The Patterning Instinct

After five years of intensive research, I’ve begun writing the draft of a book that will be entitled The Patterning Instinct: A Cognitive History of Humanity’s Search for Meaning.  It will incorporate and integrate all the themes covered in my two blogs, Tyranny of the Prefrontal Cortex and Finding the Li.

As  I write each chapter, I intend to share what I’ve written with readers of my blogs, and invite any constructive comments.  Click on the table of contents below to read any section, either as a blog post or pdf file.

Introduction [pdf version ]

Chapter 1. The Tyranny of the Prefrontal Cortex [pdf version]

Chapter 2. So What Really Makes Us Human? [pdf version]

Chapter 3: The Magical Weave of Language [pdf version]

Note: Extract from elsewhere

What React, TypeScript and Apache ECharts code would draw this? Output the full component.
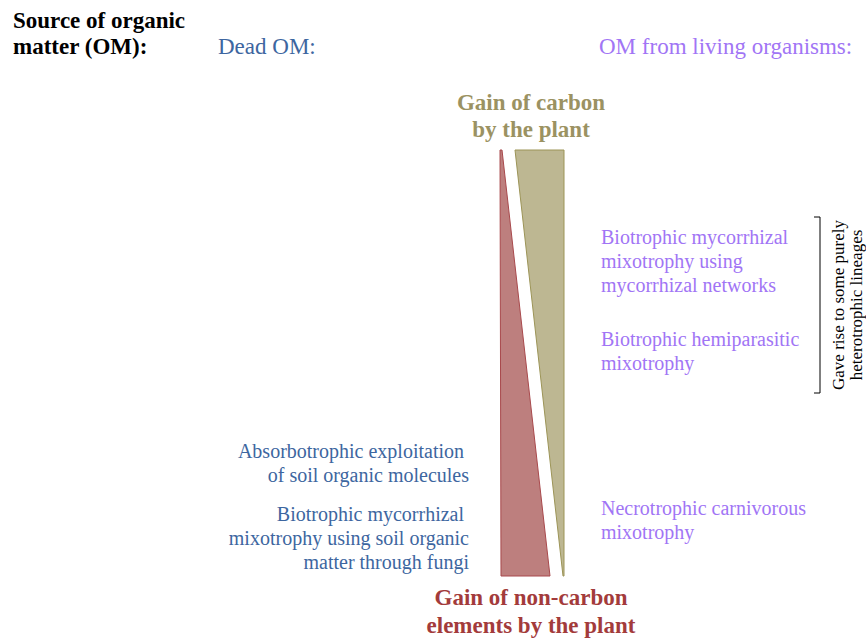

Chapter 4: The Rise of Mythic Consciousness [pdf version]


  1. Steadfast said,

    My readings overlaps some of yours. What you’ve written is most interesting.
    I have a problem with the ‘tyranny’ metaphor. For one, the pfc isn’t alone – doesn’t have a singularity and not all things to do with consciousness and attention are located there. Secondly, the notion of a tyrant is negative – (definitely so in your ‘external’ pfc i.e. the cultures of the world at different times in the world). I do not see what the pfc does in conjunction with other components of the brain – the cingulate, thalamus, insula – as tyrannous.
    Next, you frequently use the term ‘spirituality’ or ‘spiritual’. What is it? Where does one find it? Does it have substance?. I grew up within a devout Roman Catholic environment. Spiritual was a term used there as a synonym to the other hocus pocus and like the rest of the hocus pocus theistic rumblings and christology, the term ‘spiritual’ has to go the way of the Dodo. No that’s not right. The Dodo did once exist as a substance, a thing. Spirituality is not even hot air. So, why do you use the term and what do you mean by it?
    Next, you’ve captured a meaning for the Chinese concept of ‘li’. You need to explore that more. They way you leave it, pregnant as in an egg, has a concept in 12th 13th century Chinese thought and you seem to be wanting to bleed something from that in to 21st century. It’s not working for me. The contexts of then and now are too distant. Also, the Li in its context, in my reading, is somewhat akin to Spinoza’s ‘god’ or ‘being’ in the European (Christendom’s) context of same time period.
    Next, you’ve dropped in that barbed German concept of the Axial Age. That seems to be to be one of those observations – or part observations – looking for a cause; backwards thinking. If you are wanting to comment on synchronicity in diverse movements historic then explore that. I liked the ‘Axial; Age’ idea when I first heard of it but found it to be legless but a curious observation from mid 19th century Germany.